The first possibility is to interpret a 'multi-dimensional object' as an object that expects multiple keys for each value. For example,to store geographic data, one could have two (String) keys for longitude and latitude

[{][$][U][@][2]
    [i][6]["32.423"][i][6]["231.42"][123]
    [i][6]["12.423"][i][6]["131.42"][16]

I strongly dislike this idea. It has no direct mapping to JSON and seems weird.

The second possibility is to have the @ marker basically be ignored. The dimensions are still parsed, but the product of the dimensions are interpreted as the size to use for a fixed-size linear object, just as if it was specified with '#'.
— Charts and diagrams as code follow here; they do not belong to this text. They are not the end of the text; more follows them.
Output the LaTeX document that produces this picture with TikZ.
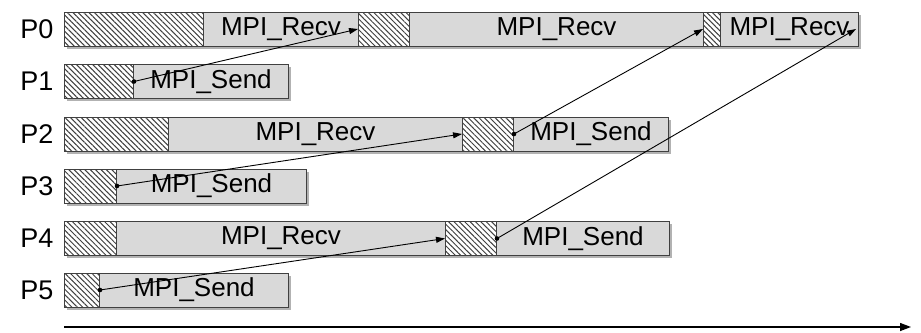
\documentclass[tikz,border=0pt]{standalone}
\usepackage{fontspec}
\setmainfont{Liberation Sans}
\usetikzlibrary{arrows.meta,patterns.meta,shadows}
\definecolor{barfill}{HTML}{D9D9D9}
\definecolor{barline}{HTML}{404040}
\tikzset{
  seg/.style={draw=barline, line width=1pt, minimum height=34pt, inner sep=0pt, anchor=west,
    drop shadow={shadow xshift=2.5pt, shadow yshift=-2.5pt, opacity=0.3, fill=black}},
  busy/.style={seg, preaction={fill=white},
    pattern={Lines[angle=-45, distance=3.8pt, line width=1pt]}, pattern color=barline},
  wait/.style={seg, fill=barfill, font=\fontsize{26}{30}\selectfont},
  proc/.style={font=\fontsize{27}{30}\selectfont, text=black},
  msg/.style={line width=0.9pt, -{Triangle[length=9pt, width=6pt]}},
  dotc/.style={fill=black}
}
\begin{document}
\begin{tikzpicture}[x=1pt, y=-1pt]
\useasboundingbox (0,0) rectangle (921,332);
% labels
\node[proc] (l0) at (37,29) {P0};
\node[proc] (l1) at (37,81.5) {P1};
\node[proc] (l2) at (37,134) {P2};
\node[proc] (l3) at (37,186) {P3};
\node[proc] (l4) at (37,238.5) {P4};
\node[proc] (l5) at (37,290) {P5};
% P0
\node[busy, minimum width=139pt] (p0a) at (64,29) {};
\node[wait, minimum width=155pt] (p0b) at (203,29) {MPI\_Recv};
\node[busy, minimum width=51pt] (p0c) at (358,29) {};
\node[wait, minimum width=294pt] (p0d) at (409,29) {MPI\_Recv};
\node[busy, minimum width=17pt] (p0e) at (703,29) {};
\node[wait, minimum width=138pt] (p0f) at (720,29) {MPI\_Recv};
% P1
\node[busy, minimum width=69pt] (p1a) at (64,81.5) {};
\node[wait, minimum width=155pt] (p1b) at (133,81.5) {MPI\_Send};
% P2
\node[busy, minimum width=104pt] (p2a) at (64,134) {};
\node[wait, minimum width=294pt] (p2b) at (168,134) {MPI\_Recv};
\node[busy, minimum width=51pt] (p2c) at (462,134) {};
\node[wait, minimum width=155pt] (p2d) at (513,134) {MPI\_Send};
% P3
\node[busy, minimum width=52pt] (p3a) at (64,186) {};
\node[wait, minimum width=190pt] (p3b) at (116,186) {MPI\_Send};
% P4
\node[busy, minimum width=52pt] (p4a) at (64,238.5) {};
\node[wait, minimum width=329pt] (p4b) at (116,238.5) {MPI\_Recv};
\node[busy, minimum width=51pt] (p4c) at (445,238.5) {};
\node[wait, minimum width=173pt] (p4d) at (496,238.5) {MPI\_Send};
% P5
\node[busy, minimum width=35pt] (p5a) at (64,290) {};
\node[wait, minimum width=189pt] (p5b) at (99,290) {MPI\_Send};
% messages
\draw[msg] (p1a.east) -- (p0c.west);
\draw[msg] (p3a.east) -- (p2c.west);
\draw[msg] (p2c.east) -- (p0e.west);
\draw[msg] (p5a.east) -- (p4c.west);
\draw[msg] (p4c.east) -- ([xshift=-3pt]p0f.east);
\foreach \n in {p1a,p3a,p2c,p5a,p4c} \fill[dotc] (\n.east) circle (2.3pt);
% time axis
\coordinate (t0) at (64,327);
\coordinate (t1) at (911,327);
\draw[line width=1.3pt, -{Triangle[length=11pt, width=8pt]}] (t0) -- (t1);
\end{tikzpicture}
\end{document}
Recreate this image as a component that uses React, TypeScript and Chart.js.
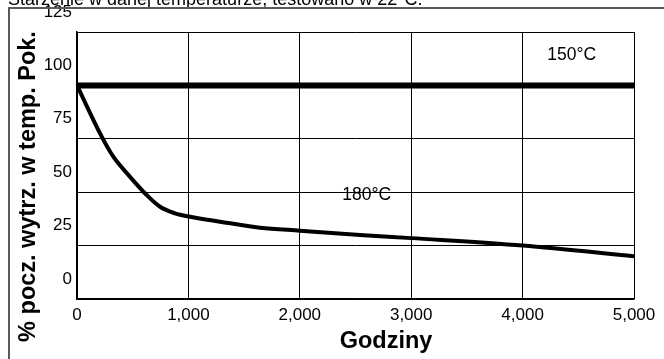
import React, { useEffect, useRef } from "react";
import { Chart, registerables } from "chart.js";

Chart.register(...registerables);

const titleText = "Starzenie w danej temperaturze, testowano w 22°C.";
const xAxisTitle = "Godziny";
const yAxisTitle = "% pocz. wytrz. w temp. Pok.";

const hours180 = [0, 222, 326, 476, 625, 745, 880, 1014, 1284, 1643, 2002, 2540, 3000, 4000, 5000];
const values180 = [100, 76, 66.6, 57.2, 48.7, 43.2, 40.1, 38.5, 36.2, 33.4, 32, 30, 28.5, 25, 20];
const hours150 = [0, 5000];
const values150 = [100, 100];

const xTicks = [0, 1000, 2000, 3000, 4000, 5000];
const xTickLabels = ["0", "1,000", "2,000", "3,000", "4,000", "5,000"];
const yTicks = [0, 25, 50, 75, 100, 125];
const yTickLabels = ["0", "25", "50", "75", "100", "125"];

const label150 = "150°C";
const label180 = "180°C";

const FONT = "'Liberation Sans', Arial, Helvetica, sans-serif";
const OFFSET_Y = 12;

const annotationPlugin = {
  id: "annotationsAndFrame",
  afterDraw(chart: any) {
    const ctx = chart.ctx;
    const area = chart.chartArea;
    ctx.save();
    // frame
    ctx.strokeStyle = "#5a5a5a";
    ctx.lineWidth = 2;
    ctx.beginPath();
    ctx.moveTo(9, chart.height);
    ctx.lineTo(9, 8 + OFFSET_Y);
    ctx.lineTo(chart.width, 8 + OFFSET_Y);
    ctx.stroke();

    ctx.fillStyle = "#000";
    ctx.textAlign = "center";
    ctx.textBaseline = "alphabetic";
    ctx.font = `17.5px ${FONT}`;
    const x = chart.scales.x;
    const y = chart.scales.y;
    ctx.fillText(label150, x.getPixelForValue(4440), y.getPixelForValue(115) + 6.5);
    ctx.fillText(label180, x.getPixelForValue(2600), y.getPixelForValue(50) + 7.5);

    ctx.font = `bold 23.5px ${FONT}`;
    ctx.fillText(xAxisTitle, 386, 348 + OFFSET_Y);

    ctx.translate(35, (area.top + area.bottom) / 2 + 21);
    ctx.rotate(-Math.PI / 2);
    ctx.fillText(yAxisTitle, 0, 0);
    ctx.restore();
  },
};

export default function App() {
  const ref = useRef<HTMLCanvasElement | null>(null);

  useEffect(() => {
    if (!ref.current) return;
    const chart = new Chart(ref.current, {
      type: "line",
      data: {
        datasets: [
          {
            label: label150,
            data: hours150.map((h, i) => ({ x: h, y: values150[i] })),
            borderColor: "#000",
            borderWidth: 6,
            pointRadius: 0,
            borderCapStyle: "butt",
          },
          {
            label: label180,
            data: hours180.map((h, i) => ({ x: h, y: values180[i] })),
            borderColor: "#000",
            borderWidth: 4,
            pointRadius: 0,
            cubicInterpolationMode: "monotone",
            borderCapStyle: "butt",
            borderJoinStyle: "round",
          },
        ],
      },
      options: {
        responsive: false,
        animation: false,
        layout: { padding: { left: 8, right: 30, top: 0, bottom: 0 } },
        plugins: {
          legend: { display: false },
          tooltip: { enabled: false },
          title: {
            display: true,
            text: titleText,
            align: "start",
            color: "#000",
            font: { family: FONT, size: 18, weight: "normal" },
            padding: { top: 1, bottom: 21.4 },
          },
        },
        scales: {
          x: {
            type: "linear",
            min: 0,
            max: 5000,
            afterBuildTicks: (s: any) => {
              s.ticks = xTicks.map((v) => ({ value: v }));
            },
            afterFit: (s: any) => {
              s.height = 60;
            },
            ticks: {
              color: "#000",
              font: { family: FONT, size: 17 },
              padding: 6.5,
              maxRotation: 0,
              callback: (v: any) => xTickLabels[xTicks.indexOf(Number(v))] ?? "",
            },
            grid: { color: "#000", lineWidth: 1, drawTicks: false },
            border: { color: "#000", width: 1.5 },
          },
          y: {
            type: "linear",
            min: 0,
            max: 125,
            afterBuildTicks: (s: any) => {
              s.ticks = yTicks.map((v) => ({ value: v }));
            },
            afterFit: (s: any) => {
              s.width = 69;
            },
            ticks: {
              color: "#000",
              font: { family: FONT, size: 17 },
              padding: 5,
              labelOffset: -20,
              callback: (v: any) => yTickLabels[yTicks.indexOf(Number(v))] ?? "",
            },
            grid: { color: "#000", lineWidth: 1, drawTicks: false },
            border: { color: "#000", width: 1.5 },
          },
        },
      },
      plugins: [annotationPlugin],
    } as any);
    return () => chart.destroy();
  }, []);

  return (
    <div style={{ position: "absolute", left: 0, top: -OFFSET_Y, width: 664, height: 359 + OFFSET_Y, overflow: "hidden" }}>
      <canvas ref={ref} width={664} height={359 + OFFSET_Y} style={{ display: "block" }} />
    </div>
  );
}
The third possibility is to make a @ marker invalid for objects.

Can this be implemented?

Yes, there is an implementation of this proposal (for arrays only) in the current version of UBJ

kxepal commented 9 years ago

My point is that I reject your assertion that it's 'unnatural' to handle nd-array data in python or other dynamic languages, because many many existing toolkits do it, and you can easily do it with numpy, with native lists of lists, or with a custom array type, with very very little code.

Ok, must admit I didn't think about that moment carefully.

The basic use-case for ND-arrays are CSV data dumps. Respectfully, I strongly STRONGLY disagree with this. The basic use case for ND arrays is pretty much any numeric binary data ever.

Sure, but if you take a look on databases around, the quite popular question is "how do I import my CSV into or dump my data out?". I'm not a fan of this format, but I also have to deal with it every time when I have to exchange data with some database-like system, or just because manager composes all the data in excel and I need to process it somehow without dealing with excel format itself. That's the real life and real problems, so this use case is familiar to me as like as to most of people.

If the linear $# data format is streamable as you assert, then the ND array format is streamable

Streamable, but by sized portions otherwise we loose all the meaning of dimension thing.

For operator overload you need some very serious reasons for. Most of these overloads are very strict to the domain of data they belongs to (math)

I think overloading call() or getitem() to do nd-array lookups is incredibly common, and a very valid reason to do overloading, and is done by every single container class in Python, and is done by many other libraries, and is simple and readable. Furthermore, multi-dimensional arrays count as "(math)" in my opinion.

Actually they don't: call() turns object into functor and makes it usable in place of functions. getitem() looks more suitable, but custom implementation gives no profit over default list one (for ND-array case). What you much likely want to do is to enhance your object with operations which are applicable to the arrays and matrixes. But that's what numpy care about.

kxepal commented 9 years ago

Ok, this issue turns over 50 comment about. Sorry, @Steve132 the use case you insist on is unfamiliar to me, my experience and experience of other people I know as like as any problematic domain I could imagine. I would suggest to both of us stop this discussion since we obliviously couldn't reach any consensus, but will continue endless discussion about the related and unrelated to your proposal details. Honestly, I'd tried to find your point and look from it on the ND-arrays feature, but failed.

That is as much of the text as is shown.